The eight finalists for Canada's Griffin Poetry Prize, one of the most lucrative and highly regarded awards of its kind, were announced on Tuesday.

The winners of the two prizes – which recognize the best books of poetry published in Canada and abroad – each receive $65,000.

This year's Canadian short list includes Jordan Abel, a Nisga'a writer and editor currently pursuing a PhD at Simon Fraser University in Vancouver. He's nominated for his third book of poetry, Injun, a project that investigates racism, colonialism and Indigenous communities through the use of text culled from 90-odd western novels published between the mid-19th and 20th centuries. In their citation, the jury described Injun as a collection that "evacuates the subtexts of possession, territory and erasure."

Jordan Abel is nominated for his third book of poetry, Injun.

Ottawa poet Sandra Ridley, the author of three previous books of poetry, is nominated for her "potent and beguiling" collection, Silvija. The book is structured as a sequence of five elegies "that allude to and invoke trauma, shame and a profound sense of loss," and explores issues ranging from physical abuse to terminal illness.

Also on the Canadian short list is Hoa Nguyen, who is nominated for Violet Energy Ingots, which the jury praised as "a fully mature work in that it is confident of both its voice and its readers' alertness. It makes its own space. It demands it and holds it." The author of several previous books of poetry, Nguyen was born in Vietnam, raised in Washington and currently lives in Toronto, where she teaches at Ryerson University.

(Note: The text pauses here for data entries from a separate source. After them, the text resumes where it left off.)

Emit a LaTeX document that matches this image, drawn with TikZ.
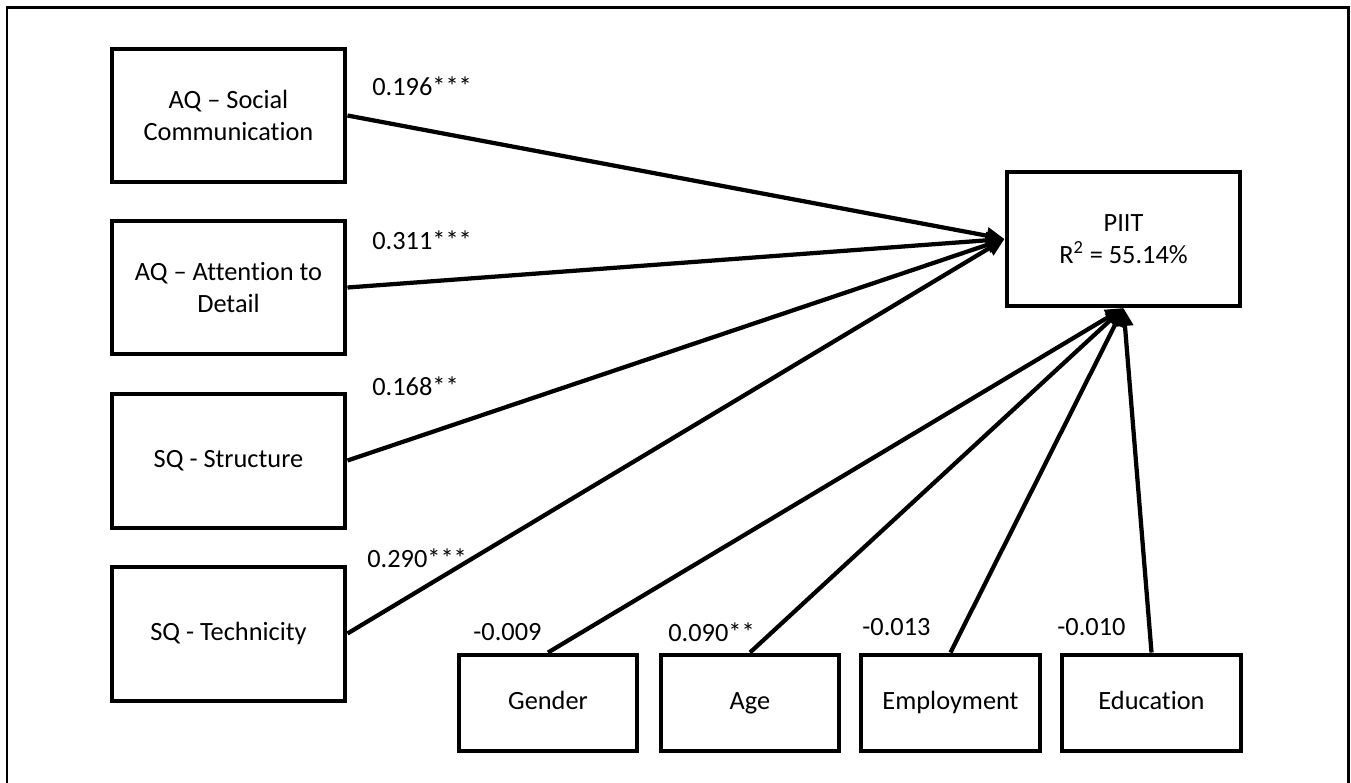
\documentclass[tikz,border=0pt]{standalone}
\usepackage{fontspec}
\setmainfont{Carlito}[Ligatures={TeX,NoCommon}]
\usetikzlibrary{arrows.meta}

\tikzset{
  varbox/.style={draw, line width=0.08cm, align=center,
    minimum width=4.68cm, minimum height=2.68cm, inner sep=2pt},
  ctrlbox/.style={varbox, minimum width=3.58cm, minimum height=1.92cm,
    text height=2.3ex, text depth=0.6ex},
  effect/.style={line width=0.085cm, -{Triangle[length=0.36cm,width=0.32cm]}},
  coef/.style={anchor=west, inner sep=0pt}
}

\begin{document}
\begin{tikzpicture}[x=0.02cm, y=-0.02cm,
    font=\fontsize{15pt}{18pt}\selectfont]
\useasboundingbox (0,0) rectangle (1351,782);
\draw[line width=0.06cm] (7,800) -- (7,7) -- (1348,7) -- (1348,800);

\node (sc) [varbox] at (228.5,115.5) {AQ \textendash{} Social\\Communication};
\node (ad) [varbox] at (228.5,287.5) {AQ \textendash{} Attention to\\Detail};
\node (st) [varbox] at (228.5,460.5) {SQ - Structure};
\node (te) [varbox] at (228.5,633.5) {SQ - Technicity};
\node (piit) [varbox] at (1123.5,239) {PIIT\\R\textsuperscript{2} = 55.14\%};

\node (gen) [ctrlbox] at (548,702.5) {Gender};
\node (age) [ctrlbox] at (750,702.5) {Age};
\node (emp) [ctrlbox] at (950.5,702.5) {Employment};
\node (edu) [ctrlbox] at (1151.5,702.5) {Education};

\draw[effect] (sc.east) -- (piit.west);
\draw[effect] (ad.east) -- (piit.west);
\draw[effect] (st.east) -- (piit.west);
\draw[effect] (te.east) -- (piit.west);
\draw[effect] (gen.north) -- (piit.south);
\draw[effect] (age.north) -- (piit.south);
\draw[effect] (emp.north) -- (piit.south);
\draw[effect] (edu.north) -- (piit.south);

\node (csc) [coef] at (372,86) {0.196***};
\node (cad) [coef] at (372,240) {0.311***};
\node (cst) [coef] at (372,386) {0.168**};
\node (cte) [coef] at (367,558) {0.290***};
\node (cgen) [coef] at (473,632) {-0.009};
\node (cage) [coef] at (668,632) {0.090**};
\node (cemp) [coef] at (862,627) {-0.013};
\node (cedu) [coef] at (1057,627) {-0.010};
\end{tikzpicture}
\end{document}
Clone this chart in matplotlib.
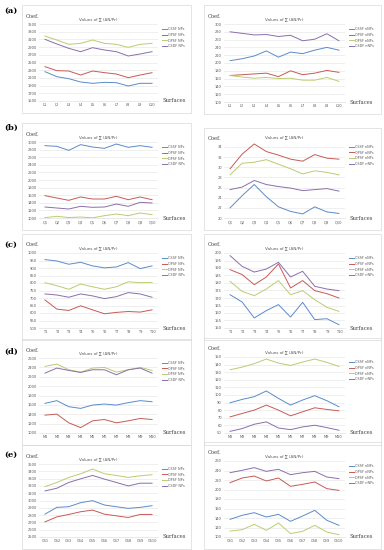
import matplotlib
matplotlib.use('Agg')
import matplotlib.pyplot as plt
import numpy as np
from matplotlib.patches import Rectangle

W, H = 384, 550

# ---- data ----
labels_a = ['L%d' % i for i in range(1, 11)]
labels_b = ['Q%d' % i for i in range(1, 11)]
labels_c = ['T%d' % i for i in range(1, 11)]
labels_d = ['M%d' % i for i in range(1, 11)]
labels_e = ['CS%d' % i for i in range(1, 11)]

# order: CSSF, OPSF, DPSF, CSDF
a_np = [[2262, 2132, 2080, 1994, 1959, 1985, 1976, 1890, 1959, 1959],
        [2392, 2288, 2279, 2175, 2279, 2236, 2201, 2106, 2175, 2236],
        [3188, 3084, 2972, 2998, 3084, 2998, 2972, 2894, 2972, 2998],
        [3102, 2980, 2868, 2781, 2885, 2825, 2781, 2669, 2721, 2781]]
a_nnp = [[206, 211, 218, 231, 215, 228, 224, 233, 240, 233],
         [168, 170, 172, 174, 165, 180, 170, 174, 181, 176],
         [168, 164, 161, 163, 160, 161, 156, 156, 163, 153],
         [280, 276, 272, 273, 268, 271, 257, 261, 275, 257]]

b_np = [[2904, 2886, 2781, 2930, 2868, 2833, 2947, 2860, 2904, 2860],
        [1588, 1526, 1465, 1553, 1500, 1500, 1570, 1482, 1553, 1482],
        [1010, 1044, 1012, 1026, 1004, 1061, 1105, 1061, 1132, 1088],
        [1289, 1263, 1237, 1307, 1281, 1289, 1368, 1307, 1412, 1395]]
b_nnp = [[22.0, 24.4, 26.6, 24.2, 22.2, 21.3, 20.8, 22.2, 21.2, 20.9],
         [29.7, 32.6, 34.6, 33.1, 32.4, 31.6, 31.2, 32.5, 31.8, 31.6],
         [28.5, 30.8, 31.0, 31.5, 30.6, 29.7, 28.7, 29.3, 29.0, 28.5],
         [25.6, 26.1, 27.4, 26.6, 26.2, 25.9, 25.4, 25.6, 25.8, 25.3]]

c_np = [[956, 947, 925, 938, 914, 901, 907, 936, 896, 914],
        [687, 626, 617, 648, 621, 595, 604, 610, 606, 621],
        [802, 782, 758, 793, 775, 758, 775, 808, 802, 804],
        [727, 720, 705, 727, 714, 696, 709, 736, 727, 705]]
c_nnp = [[172.2, 167.3, 156.7, 161.6, 165.6, 157.3, 167.1, 155.6, 156.2, 152.2],
         [188.9, 185.6, 178.9, 184.0, 192.7, 176.7, 181.6, 174.9, 172.9, 170.0],
         [181.1, 174.4, 171.6, 176.0, 181.6, 172.2, 174.9, 168.9, 163.8, 161.1],
         [198.2, 191.1, 187.3, 189.3, 193.8, 184.0, 187.8, 177.8, 176.0, 174.9]]

d_np = [[1632, 1690, 1561, 1525, 1596, 1618, 1596, 1647, 1690, 1668],
        [1381, 1403, 1217, 1116, 1260, 1288, 1217, 1260, 1310, 1288],
        [2421, 2471, 2349, 2299, 2385, 2399, 2299, 2349, 2399, 2335],
        [2277, 2385, 2335, 2292, 2349, 2349, 2242, 2349, 2385, 2277]]
d_nnp = [[89.8, 94.2, 97.8, 105.3, 95.6, 86.7, 93.4, 99.1, 92.5, 84.5],
         [71.2, 75.7, 80.1, 86.7, 80.1, 72.6, 77.9, 83.2, 81.0, 79.2],
         [133.2, 136.7, 141.2, 147.3, 142.0, 138.9, 143.4, 147.3, 142.9, 137.6],
         [52.2, 55.8, 61.5, 64.6, 56.6, 54.4, 58.0, 60.2, 57.1, 53.6]]

e_np = [[2813, 2906, 2915, 2970, 2998, 2938, 2915, 2892, 2906, 2929],
        [2707, 2776, 2809, 2846, 2869, 2813, 2790, 2767, 2809, 2809],
        [3191, 3247, 3316, 3366, 3431, 3366, 3343, 3316, 3339, 3353],
        [3131, 3168, 3247, 3297, 3343, 3293, 3247, 3200, 3237, 3237]]
e_nnp = [[137.2, 145.6, 151.2, 142.1, 147.7, 133.0, 144.2, 156.1, 135.1, 124.6],
         [214.4, 224.2, 228.4, 217.9, 224.2, 206.7, 210.9, 215.8, 201.8, 198.2],
         [112.6, 115.4, 126.7, 114.0, 129.5, 107.0, 112.0, 124.6, 110.5, 104.9],
         [235.4, 240.4, 246.0, 238.2, 242.5, 231.2, 235.4, 238.2, 226.3, 222.8]]

names_np = ['CSSF NPs', 'OPSF NPs', 'DPSF NPs', 'CSDF NPs']
names_nnp = ['CSSF nNPs', 'OPSF nNPs', 'DPSF nNPs', 'CSDF nNPs']
colors = ['#5B8BC9', '#C65A57', '#BCCB72', '#8A6FAD']

title = 'Values of ∑ (ΔN/Pr)'

fig = plt.figure(figsize=(W / 100, H / 100), dpi=100)


def frac(x0, y0, x1, y1):
    # pixel box (top-left origin) -> figure fraction rect
    return [x0 / W, 1 - y1 / H, (x1 - x0) / W, (y1 - y0) / H]


def panel(col, ytop, ybot, cats, series, names, ymin, ymax, step, ylim_top=None):
    if col == 0:
        bx0, bx1, ax0, ax1 = 22, 191, 39, 158
    else:
        bx0, bx1, ax0, ax1 = 204, 381, 224, 345
    top = ylim_top if ylim_top is not None else ymax
    # axes pixel top depends on the extra headroom
    ptop = ytop - (top - ymax) / (ymax - ymin) * (ybot - ytop)
    fig.patches.append(Rectangle((bx0 / W, 1 - (ybot + 12) / H),
                                 (bx1 - bx0) / W, (ybot + 12 - ytop + 19) / H,
                                 transform=fig.transFigure, fill=False,
                                 edgecolor='#D9D9D9', linewidth=0.5))
    ax = fig.add_axes(frac(ax0, ptop, ax1, ybot))
    x = np.arange(len(cats))
    for vals, name, c in zip(series, names, colors):
        ax.plot(x, vals, color=c, linewidth=0.7, label=name)
    ax.set_xlim(-0.5, len(cats) - 0.5)
    ax.set_ylim(ymin, top)
    ax.set_yticks(np.arange(ymin, ymax + step / 2, step))
    ax.set_xticks(x)
    ax.set_xticklabels(cats)
    ax.tick_params(labelsize=2.6, length=0, pad=1.5, colors='#595959')
    ax.grid(axis='y', color='#E3E3E3', linewidth=0.4)
    ax.set_axisbelow(True)
    for s in ['top', 'right', 'left']:
        ax.spines[s].set_visible(False)
    ax.spines['bottom'].set_color('#D9D9D9')
    ax.spines['bottom'].set_linewidth(0.4)
    ax.set_title(title, fontsize=3, color='#595959', pad=3)
    fig.text((bx0 + 4) / W, 1 - (ytop - 8) / H, 'Coef.', fontsize=3.8,
             family='DejaVu Serif', va='center', ha='left', color='#404040')
    ax.text(1.04, 0.0, 'Surfaces', transform=ax.transAxes, fontsize=3.8,
            family='DejaVu Serif', va='center', ha='left', color='#404040')
    leg = ax.legend(loc='upper left', bbox_to_anchor=(1.02, 0.98),
                    fontsize=2.4, frameon=False, handlelength=1.6,
                    labelspacing=0.55, handletextpad=0.3, borderaxespad=0)
    for t in leg.get_texts():
        t.set_color('#595959')
    return ax


panel(0, 24, 101, labels_a, a_np, names_np, 1500, 3500, 200)
panel(1, 24, 102, labels_a, a_nnp, names_nnp, 100, 300, 20)
panel(0, 142, 218, labels_b, b_np, names_np, 1000, 3000, 200)
panel(1, 147, 218, labels_b, b_nnp, names_nnp, 20, 34, 2, ylim_top=35)
panel(0, 253, 328, labels_c, c_np, names_np, 500, 1000, 50)
panel(1, 253, 328, labels_c, c_nnp, names_nnp, 150, 200, 5)
panel(0, 358, 433, labels_d, d_np, names_np, 1000, 2600, 200)
panel(1, 357, 433, labels_d, d_nnp, names_nnp, 50, 150, 10)
panel(0, 464, 537, labels_e, e_np, names_np, 2500, 3500, 100)
panel(1, 461, 537, labels_e, e_nnp, names_nnp, 100, 260, 20)

for lab, y in zip(['(a)', '(b)', '(c)', '(d)', '(e)'], [11, 128, 245, 352, 455]):
    fig.text(4 / W, 1 - y / H, lab, fontsize=6, fontweight='bold',
             family='DejaVu Serif', va='center', ha='left')

fig.savefig('out.png', dpi=100)
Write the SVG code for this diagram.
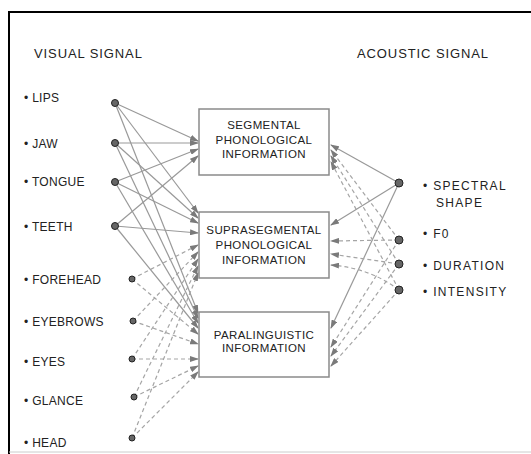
<svg xmlns="http://www.w3.org/2000/svg" width="531" height="454" viewBox="0 0 531 454">
<style>
text{font-family:"Liberation Sans",Arial,sans-serif;fill:#222}
.t{font-size:13px;letter-spacing:0.9px}
.lbl{font-size:12px;letter-spacing:0.3px}
.r{font-size:12px;letter-spacing:1.3px}
.b{font-size:11.5px;text-anchor:middle;letter-spacing:0.4px}
.box{fill:#fff;stroke:#8a8a8a;stroke-width:1.5}
.s{stroke:#999;stroke-width:1.2;fill:none;marker-end:url(#ah)}
.d{stroke:#a5a5a5;stroke-width:1.2;fill:none;stroke-dasharray:4 3;marker-end:url(#ah)}
.dot{fill:#666;stroke:#222;stroke-width:1}
</style>
<defs>
<marker id="ah" markerWidth="9" markerHeight="6" refX="8" refY="3" orient="auto" markerUnits="userSpaceOnUse">
<path d="M0,0 L9,3 L0,6 Z" fill="#7a7a7a"/>
</marker>
</defs>
<rect width="531" height="454" fill="#fff"/>
<g id="frame">
<line x1="9" y1="12" x2="531" y2="12" stroke="#000" stroke-width="2"/>
<line x1="9" y1="11" x2="9" y2="454" stroke="#000" stroke-width="2"/>
<line x1="9" y1="452" x2="531" y2="452" stroke="#ccc" stroke-width="1"/>
</g>
<text class="t" x="34" y="58">VISUAL SIGNAL</text>
<text class="t" x="357" y="58">ACOUSTIC SIGNAL</text>
<g id="connectors">
<line class="s" x1="115" y1="103" x2="198" y2="141"/>
<line class="s" x1="115" y1="103" x2="198" y2="213"/>
<line class="s" x1="115" y1="103" x2="198" y2="313"/>
<line class="s" x1="115" y1="143" x2="198" y2="143"/>
<line class="s" x1="115" y1="143" x2="198" y2="218"/>
<line class="s" x1="115" y1="143" x2="198" y2="318"/>
<line class="s" x1="115" y1="182" x2="198" y2="149"/>
<line class="s" x1="115" y1="182" x2="198" y2="223"/>
<line class="s" x1="115" y1="182" x2="198" y2="323"/>
<line class="s" x1="115" y1="226" x2="198" y2="156"/>
<line class="s" x1="115" y1="226" x2="198" y2="233"/>
<line class="s" x1="115" y1="226" x2="198" y2="328"/>
<line class="d" x1="132" y1="279" x2="198" y2="245"/>
<line class="d" x1="132" y1="279" x2="198" y2="334"/>
<line class="d" x1="133" y1="321" x2="198" y2="252"/>
<line class="d" x1="133" y1="321" x2="198" y2="344"/>
<line class="d" x1="132" y1="359" x2="198" y2="259"/>
<line class="d" x1="132" y1="359" x2="198" y2="359"/>
<line class="d" x1="134" y1="397" x2="198" y2="266"/>
<line class="d" x1="134" y1="397" x2="198" y2="366"/>
<line class="d" x1="132" y1="438" x2="198" y2="273"/>
<line class="d" x1="132" y1="438" x2="198" y2="372"/>
<line class="s" x1="399" y1="183" x2="331" y2="145"/>
<line class="s" x1="399" y1="183" x2="331" y2="225"/>
<line class="s" x1="399" y1="183" x2="331" y2="328"/>
<line class="d" x1="399" y1="240" x2="331" y2="150"/>
<line class="d" x1="399" y1="240" x2="331" y2="241"/>
<line class="d" x1="399" y1="240" x2="331" y2="347"/>
<line class="d" x1="399" y1="264" x2="331" y2="156"/>
<line class="d" x1="399" y1="264" x2="331" y2="254"/>
<line class="d" x1="399" y1="264" x2="331" y2="356"/>
<line class="d" x1="399" y1="290" x2="331" y2="162"/>
<path class="d" d="M399,290 Q370,268 331,265"/>
<line class="d" x1="399" y1="290" x2="331" y2="366"/>
</g>
<g id="segmental">
<rect class="box" x="199" y="109" width="130" height="66"/>
<text class="b" x="264" y="129">SEGMENTAL</text>
<text class="b" x="264" y="144">PHONOLOGICAL</text>
<text class="b" x="264" y="158">INFORMATION</text>
</g>
<g id="suprasegmental">
<rect class="box" x="199" y="212" width="130" height="66"/>
<text class="b" x="264" y="234">SUPRASEGMENTAL</text>
<text class="b" x="264" y="249">PHONOLOGICAL</text>
<text class="b" x="264" y="264">INFORMATION</text>
</g>
<g id="paralinguistic">
<rect class="box" x="199" y="312" width="130" height="65"/>
<text class="b" x="264" y="339">PARALINGUISTIC</text>
<text class="b" x="264" y="352">INFORMATION</text>
</g>
<g id="lips"><text class="lbl" x="24" y="102">• LIPS</text><circle class="dot" cx="115" cy="103" r="3.5"/></g>
<g id="jaw"><text class="lbl" x="24" y="148">• JAW</text><circle class="dot" cx="115" cy="143" r="3.5"/></g>
<g id="tongue"><text class="lbl" x="24" y="186">• TONGUE</text><circle class="dot" cx="115" cy="182" r="3.5"/></g>
<g id="teeth"><text class="lbl" x="24" y="231">• TEETH</text><circle class="dot" cx="115" cy="226" r="3.5"/></g>
<g id="forehead"><text class="lbl" x="24" y="284">• FOREHEAD</text><circle class="dot" cx="132" cy="279" r="3"/></g>
<g id="eyebrows"><text class="lbl" x="24" y="326">• EYEBROWS</text><circle class="dot" cx="133" cy="321" r="3"/></g>
<g id="eyes"><text class="lbl" x="24" y="366">• EYES</text><circle class="dot" cx="132" cy="359" r="3"/></g>
<g id="glance"><text class="lbl" x="24" y="405">• GLANCE</text><circle class="dot" cx="134" cy="397" r="3"/></g>
<g id="head"><text class="lbl" x="24" y="447">• HEAD</text><circle class="dot" cx="132" cy="438" r="3"/></g>
<g id="spectral"><circle class="dot" cx="399" cy="183" r="4"/><text class="r" x="423" y="190">• SPECTRAL</text><text class="r" x="436" y="207">SHAPE</text></g>
<g id="f0"><circle class="dot" cx="399" cy="240" r="4"/><text class="r" x="423" y="238">• F0</text></g>
<g id="duration"><circle class="dot" cx="399" cy="264" r="4"/><text class="r" x="423" y="270">• DURATION</text></g>
<g id="intensity"><circle class="dot" cx="399" cy="290" r="4"/><text class="r" x="423" y="296">• INTENSITY</text></g>
</svg>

Sandra Ridley is nominated for her “potent and beguiling” collection, Silvija.

Historically, a handful of publishers tend to dominate the Canadian short list – McClelland & Stewart, Brick Books, House of Anansi, Coach House Books – but, this year, all are absent. (The only other year this happened was 2013.) Instead, the short list features two presses appearing for the first time: Vancouver publisher Talonbooks, which published Abel's collection and which is celebrating its 50th anniversary this year, and Wave Books, an independent poetry press based in Seattle, and Nguyen's publisher. (Ridley's collection is published by BookThug, the Toronto indie which had a title on the short list in 2012.)

The finalists for the International prize, meanwhile, are the American poet Jane Mead for her fifth collection, World of Made and Unmade; the renowned British poet Alice Oswald for her seventh collection, Falling Awake; the English philosopher and poet Denise Riley for Say Something Back; and Donald Nicholson-Smith for his translation of the French-Moroccan poet Abdellatif Laabi's massive In Praise of Defeat, which the jury called a "landmark" work. (In the case of a winning translated work, the translator receives 60 per cent of the prize money, while the poet takes the rest.)

Hoa Nguyen is nominated for her work Violet Energy Ingots.

Before settling on the two short lists, this year's jury – Canada's Sue Goyette, the United States' Joan Naviyuk Kane and Britain's George Szirtes – read 617 books from 39 countries, including 23 works in translation.

The short-list readings will take place on June 7 at Koerner Hall in Toronto, while the winners will be announced at a gala ceremony the following evening. Every finalist who participates in the short-list readings receive $10,000, meaning winners of each prize can receive a total of $75,000.